All the data should be repeated exactly. Any image in it is left out.

§ **Dataset excerpt**:
--------------------------------------------------
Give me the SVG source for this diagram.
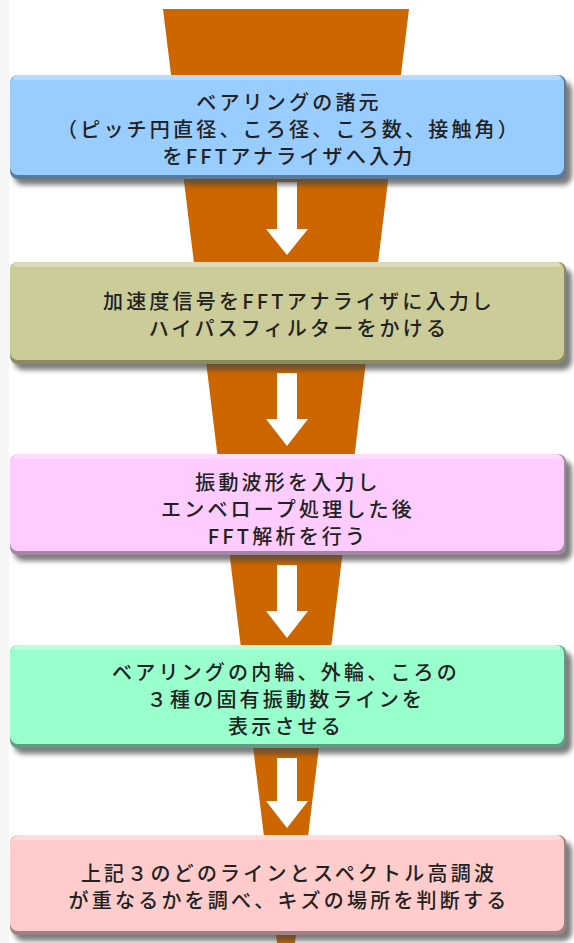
<svg xmlns="http://www.w3.org/2000/svg" width="574" height="943" viewBox="0 0 574 943">
<style>
  .t { font-family: "Noto Sans CJK JP", "Noto Sans", sans-serif; font-size: 20px; font-weight: 500; fill: #222; text-anchor: middle; letter-spacing: 3.2px; }
  .hl { fill: #ffffff; opacity: 0.3; }
  .arrow { fill: #ffffff; }
</style>
<defs>
  <filter id="sh" x="-5%" y="-20%" width="115%" height="150%">
    <feGaussianBlur stdDeviation="2.5"/>
  </filter>
</defs>
<rect x="0" y="0" width="574" height="943" fill="#ffffff"/>
<rect x="0" y="0" width="9" height="943" fill="#f6f6f6"/>
<g id="connectors">
  <polygon points="163,9 409,9 295,943 277,943" fill="#cc6600"/>
  <path class="arrow" d="M277,182 H297 V229 H308 L287,255 L266,229 H277 Z"/>
  <path class="arrow" d="M277,373 H297 V419 H308 L287,446 L266,419 H277 Z"/>
  <path class="arrow" d="M277,565 H297 V611 H308 L287,638 L266,611 H277 Z"/>
  <path class="arrow" d="M277,758 H297 V801 H308 L287,828 L266,801 H277 Z"/>
</g>
<g id="n1">
  <rect x="14" y="81" width="558" height="104" rx="9" fill="#444" opacity="0.7" filter="url(#sh)"/>
  <rect x="10" y="75" width="556" height="104" rx="8" fill="#5b7a99"/>
  <rect x="10" y="75" width="554" height="100" rx="8" fill="#99ccff"/>
  <rect x="14" y="75" width="546" height="5" rx="2" class="hl"/>
  <text class="t" x="289" y="110">ベアリングの諸元</text>
  <text class="t" x="289" y="137">（ピッチ円直径、ころ径、ころ数、接触角）</text>
  <text class="t" x="289" y="164">をFFTアナライザへ入力</text>
</g>
<g id="n2">
  <rect x="14" y="268" width="558" height="102" rx="9" fill="#444" opacity="0.7" filter="url(#sh)"/>
  <rect x="10" y="262" width="556" height="102" rx="8" fill="#8a8a60"/>
  <rect x="10" y="262" width="554" height="98" rx="8" fill="#cccc99"/>
  <rect x="14" y="262" width="546" height="5" rx="2" class="hl"/>
  <text class="t" x="299" y="309">加速度信号をFFTアナライザに入力し</text>
  <text class="t" x="299" y="336">ハイパスフィルターをかける</text>
</g>
<g id="n3">
  <rect x="14" y="460" width="558" height="101" rx="9" fill="#444" opacity="0.7" filter="url(#sh)"/>
  <rect x="10" y="454" width="556" height="101" rx="8" fill="#a088a0"/>
  <rect x="10" y="454" width="554" height="97" rx="8" fill="#ffccff"/>
  <rect x="14" y="454" width="546" height="5" rx="2" class="hl"/>
  <text class="t" x="288" y="490">振動波形を入力し</text>
  <text class="t" x="288" y="517">エンベロープ処理した後</text>
  <text class="t" x="288" y="544">FFT解析を行う</text>
</g>
<g id="n4">
  <rect x="14" y="651" width="558" height="103" rx="9" fill="#444" opacity="0.7" filter="url(#sh)"/>
  <rect x="10" y="645" width="556" height="103" rx="8" fill="#5f9c80"/>
  <rect x="10" y="645" width="554" height="99" rx="8" fill="#99ffcc"/>
  <rect x="14" y="645" width="546" height="5" rx="2" class="hl"/>
  <text class="t" x="286" y="680">ベアリングの内輪、外輪、ころの</text>
  <text class="t" x="286" y="707">３種の固有振動数ラインを</text>
  <text class="t" x="286" y="734">表示させる</text>
</g>
<g id="n5">
  <rect x="14" y="841" width="558" height="100" rx="9" fill="#444" opacity="0.7" filter="url(#sh)"/>
  <rect x="10" y="835" width="556" height="100" rx="8" fill="#a08080"/>
  <rect x="10" y="835" width="554" height="96" rx="8" fill="#ffcccc"/>
  <rect x="14" y="835" width="546" height="5" rx="2" class="hl"/>
  <text class="t" x="289" y="881">上記３のどのラインとスペクトル高調波</text>
  <text class="t" x="289" y="908">が重なるかを調べ、キズの場所を判断する</text>
</g>
</svg>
--------------------------------------------------
§ **Reply to the task**:
Give me the SVG source for this diagram.
<svg xmlns="http://www.w3.org/2000/svg" width="574" height="943" viewBox="0 0 574 943">
<style>
  .t { font-family: "Noto Sans CJK JP", "Noto Sans", sans-serif; font-size: 20px; font-weight: 500; fill: #222; text-anchor: middle; letter-spacing: 3.2px; }
  .hl { fill: #ffffff; opacity: 0.3; }
  .arrow { fill: #ffffff; }
</style>
<defs>
  <filter id="sh" x="-5%" y="-20%" width="115%" height="150%">
    <feGaussianBlur stdDeviation="2.5"/>
  </filter>
</defs>
<rect x="0" y="0" width="574" height="943" fill="#ffffff"/>
<rect x="0" y="0" width="9" height="943" fill="#f6f6f6"/>
<g id="connectors">
  <polygon points="163,9 409,9 295,943 277,943" fill="#cc6600"/>
  <path class="arrow" d="M277,182 H297 V229 H308 L287,255 L266,229 H277 Z"/>
  <path class="arrow" d="M277,373 H297 V419 H308 L287,446 L266,419 H277 Z"/>
  <path class="arrow" d="M277,565 H297 V611 H308 L287,638 L266,611 H277 Z"/>
  <path class="arrow" d="M277,758 H297 V801 H308 L287,828 L266,801 H277 Z"/>
</g>
<g id="n1">
  <rect x="14" y="81" width="558" height="104" rx="9" fill="#444" opacity="0.7" filter="url(#sh)"/>
  <rect x="10" y="75" width="556" height="104" rx="8" fill="#5b7a99"/>
  <rect x="10" y="75" width="554" height="100" rx="8" fill="#99ccff"/>
  <rect x="14" y="75" width="546" height="5" rx="2" class="hl"/>
  <text class="t" x="289" y="110">ベアリングの諸元</text>
  <text class="t" x="289" y="137">（ピッチ円直径、ころ径、ころ数、接触角）</text>
  <text class="t" x="289" y="164">をFFTアナライザへ入力</text>
</g>
<g id="n2">
  <rect x="14" y="268" width="558" height="102" rx="9" fill="#444" opacity="0.7" filter="url(#sh)"/>
  <rect x="10" y="262" width="556" height="102" rx="8" fill="#8a8a60"/>
  <rect x="10" y="262" width="554" height="98" rx="8" fill="#cccc99"/>
  <rect x="14" y="262" width="546" height="5" rx="2" class="hl"/>
  <text class="t" x="299" y="309">加速度信号をFFTアナライザに入力し</text>
  <text class="t" x="299" y="336">ハイパスフィルターをかける</text>
</g>
<g id="n3">
  <rect x="14" y="460" width="558" height="101" rx="9" fill="#444" opacity="0.7" filter="url(#sh)"/>
  <rect x="10" y="454" width="556" height="101" rx="8" fill="#a088a0"/>
  <rect x="10" y="454" width="554" height="97" rx="8" fill="#ffccff"/>
  <rect x="14" y="454" width="546" height="5" rx="2" class="hl"/>
  <text class="t" x="288" y="490">振動波形を入力し</text>
  <text class="t" x="288" y="517">エンベロープ処理した後</text>
  <text class="t" x="288" y="544">FFT解析を行う</text>
</g>
<g id="n4">
  <rect x="14" y="651" width="558" height="103" rx="9" fill="#444" opacity="0.7" filter="url(#sh)"/>
  <rect x="10" y="645" width="556" height="103" rx="8" fill="#5f9c80"/>
  <rect x="10" y="645" width="554" height="99" rx="8" fill="#99ffcc"/>
  <rect x="14" y="645" width="546" height="5" rx="2" class="hl"/>
  <text class="t" x="286" y="680">ベアリングの内輪、外輪、ころの</text>
  <text class="t" x="286" y="707">３種の固有振動数ラインを</text>
  <text class="t" x="286" y="734">表示させる</text>
</g>
<g id="n5">
  <rect x="14" y="841" width="558" height="100" rx="9" fill="#444" opacity="0.7" filter="url(#sh)"/>
  <rect x="10" y="835" width="556" height="100" rx="8" fill="#a08080"/>
  <rect x="10" y="835" width="554" height="96" rx="8" fill="#ffcccc"/>
  <rect x="14" y="835" width="546" height="5" rx="2" class="hl"/>
  <text class="t" x="289" y="881">上記３のどのラインとスペクトル高調波</text>
  <text class="t" x="289" y="908">が重なるかを調べ、キズの場所を判断する</text>
</g>
</svg>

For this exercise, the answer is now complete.